__What you need to do__
Within the material below, find each line bearing the word "this" and present it.

__Data for the task__
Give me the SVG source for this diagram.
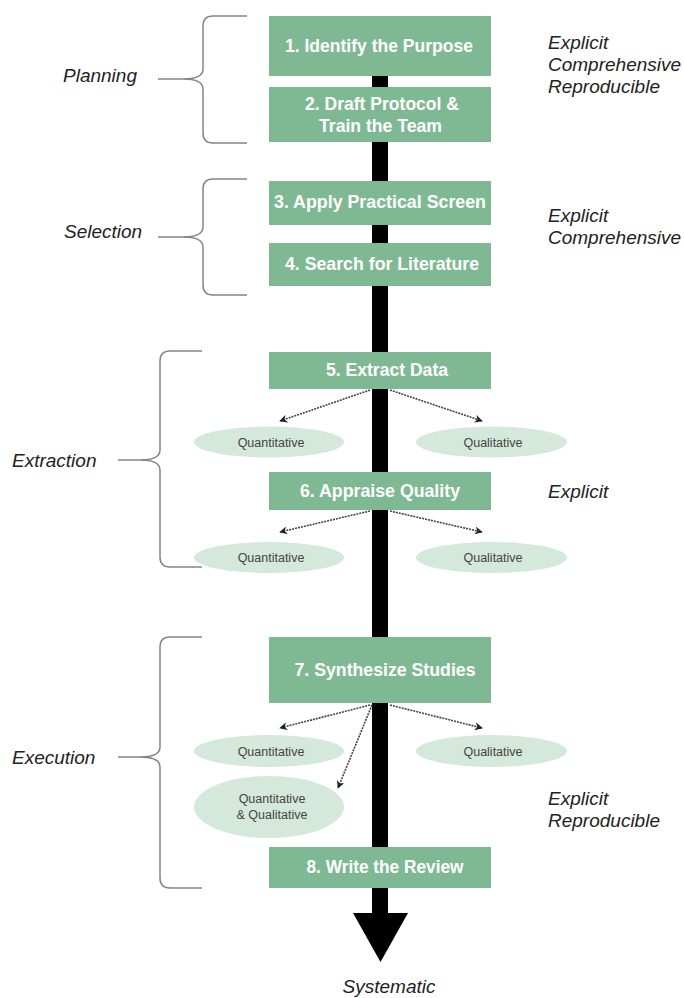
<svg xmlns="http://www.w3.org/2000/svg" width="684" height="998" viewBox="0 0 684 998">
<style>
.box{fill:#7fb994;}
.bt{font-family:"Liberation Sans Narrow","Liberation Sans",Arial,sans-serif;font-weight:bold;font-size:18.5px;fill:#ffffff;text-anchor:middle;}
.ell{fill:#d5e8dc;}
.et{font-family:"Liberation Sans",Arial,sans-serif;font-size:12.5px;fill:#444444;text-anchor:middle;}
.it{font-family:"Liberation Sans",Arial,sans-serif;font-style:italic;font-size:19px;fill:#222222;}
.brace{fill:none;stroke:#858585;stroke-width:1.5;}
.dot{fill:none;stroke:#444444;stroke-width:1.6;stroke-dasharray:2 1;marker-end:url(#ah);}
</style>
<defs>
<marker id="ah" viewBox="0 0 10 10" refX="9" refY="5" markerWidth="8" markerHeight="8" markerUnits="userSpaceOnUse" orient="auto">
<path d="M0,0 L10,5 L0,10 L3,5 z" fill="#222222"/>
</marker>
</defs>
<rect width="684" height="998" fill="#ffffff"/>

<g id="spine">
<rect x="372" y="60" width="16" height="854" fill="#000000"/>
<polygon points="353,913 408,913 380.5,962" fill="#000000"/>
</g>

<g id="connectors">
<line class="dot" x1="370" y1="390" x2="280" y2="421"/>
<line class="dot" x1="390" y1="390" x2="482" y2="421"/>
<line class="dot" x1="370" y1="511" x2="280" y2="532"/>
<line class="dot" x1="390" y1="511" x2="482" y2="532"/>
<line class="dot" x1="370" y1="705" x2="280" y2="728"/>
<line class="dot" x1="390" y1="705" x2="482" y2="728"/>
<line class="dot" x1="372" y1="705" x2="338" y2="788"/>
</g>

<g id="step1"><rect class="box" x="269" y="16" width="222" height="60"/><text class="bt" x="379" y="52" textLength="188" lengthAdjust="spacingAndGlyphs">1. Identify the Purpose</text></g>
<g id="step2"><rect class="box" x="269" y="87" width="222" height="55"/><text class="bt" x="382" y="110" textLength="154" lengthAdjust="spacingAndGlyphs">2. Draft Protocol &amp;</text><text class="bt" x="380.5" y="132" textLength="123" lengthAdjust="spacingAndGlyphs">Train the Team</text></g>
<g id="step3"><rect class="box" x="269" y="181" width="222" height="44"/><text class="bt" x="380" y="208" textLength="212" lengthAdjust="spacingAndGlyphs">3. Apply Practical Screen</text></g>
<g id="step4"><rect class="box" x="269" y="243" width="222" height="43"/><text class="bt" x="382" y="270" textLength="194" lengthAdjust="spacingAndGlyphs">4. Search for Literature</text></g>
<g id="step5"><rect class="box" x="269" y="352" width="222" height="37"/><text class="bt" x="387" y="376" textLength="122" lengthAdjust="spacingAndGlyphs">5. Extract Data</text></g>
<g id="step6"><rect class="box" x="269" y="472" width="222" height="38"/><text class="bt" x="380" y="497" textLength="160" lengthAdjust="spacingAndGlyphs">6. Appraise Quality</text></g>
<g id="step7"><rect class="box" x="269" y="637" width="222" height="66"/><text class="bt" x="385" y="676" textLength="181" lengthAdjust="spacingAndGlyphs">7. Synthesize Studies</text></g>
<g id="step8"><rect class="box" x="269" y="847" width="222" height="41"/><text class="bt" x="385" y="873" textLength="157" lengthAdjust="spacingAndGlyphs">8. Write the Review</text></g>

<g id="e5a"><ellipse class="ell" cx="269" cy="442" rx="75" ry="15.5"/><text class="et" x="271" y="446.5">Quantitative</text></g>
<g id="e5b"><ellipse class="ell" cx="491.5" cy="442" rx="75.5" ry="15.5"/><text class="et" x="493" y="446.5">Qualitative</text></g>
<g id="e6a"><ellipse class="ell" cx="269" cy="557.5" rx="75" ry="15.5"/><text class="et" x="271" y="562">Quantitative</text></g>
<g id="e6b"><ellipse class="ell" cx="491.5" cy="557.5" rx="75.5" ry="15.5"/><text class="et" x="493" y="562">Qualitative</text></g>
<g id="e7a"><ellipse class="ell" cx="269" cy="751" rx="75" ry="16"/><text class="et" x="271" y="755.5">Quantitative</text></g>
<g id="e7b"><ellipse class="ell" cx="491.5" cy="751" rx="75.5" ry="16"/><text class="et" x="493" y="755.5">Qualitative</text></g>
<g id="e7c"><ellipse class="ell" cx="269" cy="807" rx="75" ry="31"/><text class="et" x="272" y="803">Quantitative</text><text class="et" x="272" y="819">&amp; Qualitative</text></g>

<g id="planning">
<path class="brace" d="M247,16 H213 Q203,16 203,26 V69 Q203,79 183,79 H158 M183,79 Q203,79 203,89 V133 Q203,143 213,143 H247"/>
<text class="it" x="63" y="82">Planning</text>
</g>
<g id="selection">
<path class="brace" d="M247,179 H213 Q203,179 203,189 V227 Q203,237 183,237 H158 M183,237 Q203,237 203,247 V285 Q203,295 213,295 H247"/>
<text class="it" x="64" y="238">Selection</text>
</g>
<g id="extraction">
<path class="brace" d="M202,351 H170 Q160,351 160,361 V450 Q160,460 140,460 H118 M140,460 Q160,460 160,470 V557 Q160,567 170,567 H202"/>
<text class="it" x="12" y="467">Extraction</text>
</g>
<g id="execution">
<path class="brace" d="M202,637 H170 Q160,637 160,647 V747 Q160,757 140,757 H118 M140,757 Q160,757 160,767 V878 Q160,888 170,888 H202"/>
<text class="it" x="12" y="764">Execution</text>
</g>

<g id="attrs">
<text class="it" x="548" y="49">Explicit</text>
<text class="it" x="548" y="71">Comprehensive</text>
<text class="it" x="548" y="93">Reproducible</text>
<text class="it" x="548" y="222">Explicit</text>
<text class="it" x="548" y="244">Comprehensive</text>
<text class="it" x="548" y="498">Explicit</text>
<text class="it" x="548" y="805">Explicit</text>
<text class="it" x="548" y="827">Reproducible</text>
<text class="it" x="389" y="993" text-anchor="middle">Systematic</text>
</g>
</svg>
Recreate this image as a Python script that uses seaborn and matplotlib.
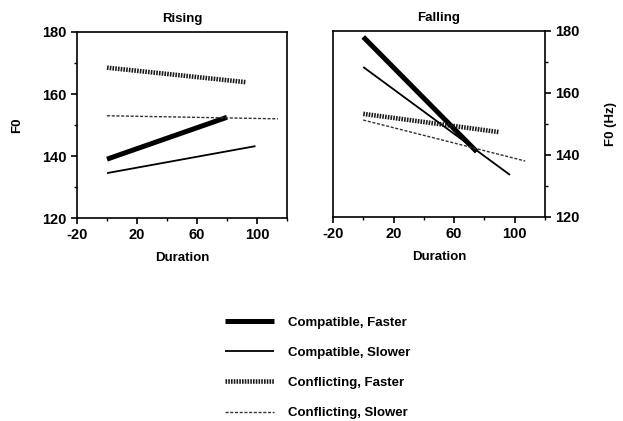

__Response__
Give me the SVG source for this diagram.
Recreate this image as a Python script that uses seaborn and matplotlib.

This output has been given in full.